__INPUT MATERIAL__:
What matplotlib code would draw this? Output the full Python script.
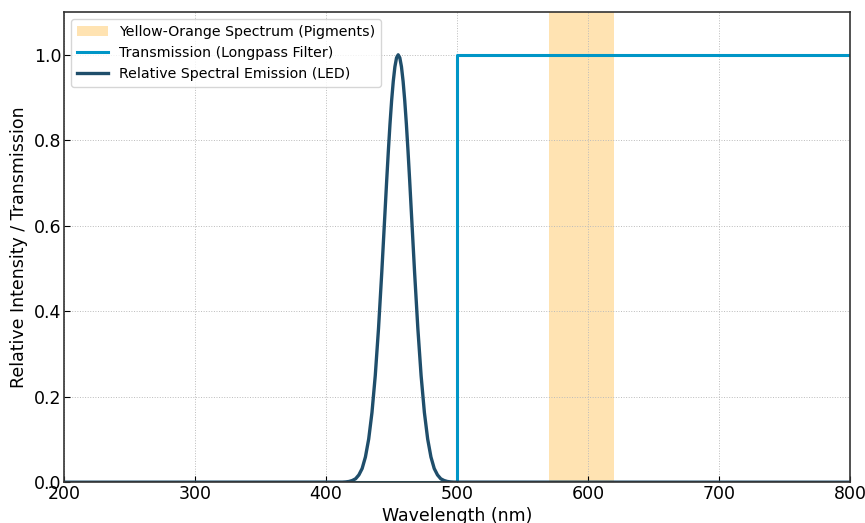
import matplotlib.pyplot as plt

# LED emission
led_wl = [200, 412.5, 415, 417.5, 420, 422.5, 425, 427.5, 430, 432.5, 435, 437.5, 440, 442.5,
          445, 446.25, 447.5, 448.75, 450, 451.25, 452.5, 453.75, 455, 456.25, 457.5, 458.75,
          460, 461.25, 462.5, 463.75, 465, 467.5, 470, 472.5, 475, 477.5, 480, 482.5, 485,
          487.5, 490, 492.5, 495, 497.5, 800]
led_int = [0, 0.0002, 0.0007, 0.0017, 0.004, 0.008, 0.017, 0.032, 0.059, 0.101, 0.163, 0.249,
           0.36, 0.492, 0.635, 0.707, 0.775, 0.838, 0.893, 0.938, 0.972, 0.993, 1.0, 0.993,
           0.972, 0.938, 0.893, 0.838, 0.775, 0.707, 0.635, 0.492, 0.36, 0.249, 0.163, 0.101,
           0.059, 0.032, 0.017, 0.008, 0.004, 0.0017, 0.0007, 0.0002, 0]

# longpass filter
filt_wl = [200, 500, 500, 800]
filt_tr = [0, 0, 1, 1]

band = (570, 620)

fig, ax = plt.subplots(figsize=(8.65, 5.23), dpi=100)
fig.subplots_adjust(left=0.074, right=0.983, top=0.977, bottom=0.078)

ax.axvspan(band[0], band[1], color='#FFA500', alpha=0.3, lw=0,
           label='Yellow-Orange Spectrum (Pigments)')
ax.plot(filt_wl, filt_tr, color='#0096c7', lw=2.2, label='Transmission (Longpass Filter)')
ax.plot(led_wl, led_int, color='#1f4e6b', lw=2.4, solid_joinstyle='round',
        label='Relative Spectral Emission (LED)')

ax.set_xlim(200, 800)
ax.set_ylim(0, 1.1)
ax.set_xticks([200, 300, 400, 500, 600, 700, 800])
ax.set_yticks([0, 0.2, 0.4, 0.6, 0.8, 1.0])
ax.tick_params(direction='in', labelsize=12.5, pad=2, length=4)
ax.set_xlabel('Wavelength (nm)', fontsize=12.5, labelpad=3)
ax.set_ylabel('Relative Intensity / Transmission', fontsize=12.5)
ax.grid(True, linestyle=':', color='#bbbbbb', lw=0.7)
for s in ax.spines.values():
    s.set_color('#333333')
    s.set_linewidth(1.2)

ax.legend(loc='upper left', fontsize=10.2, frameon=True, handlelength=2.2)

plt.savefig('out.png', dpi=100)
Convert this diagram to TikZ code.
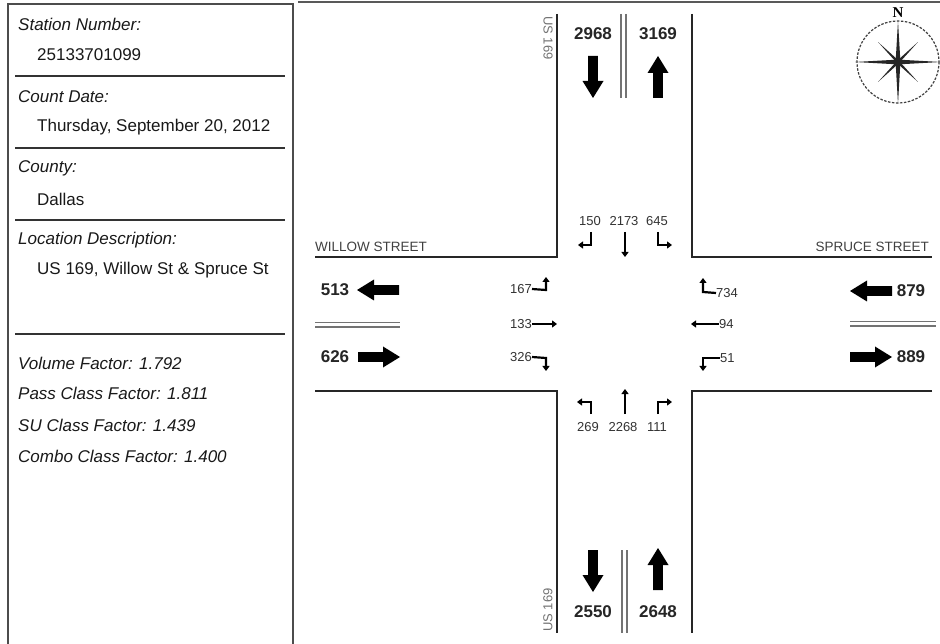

__EXERCISE DIRECTIONS__: From the opening line of the entries above to the line containing "import matplotlib.pyplot as plt", please transcribe each line exactly, skipping every picture.

__ANSWER TO THIS EXERCISE__:
What matplotlib code would draw this? Output the full Python script.
import matplotlib.pyplot as plt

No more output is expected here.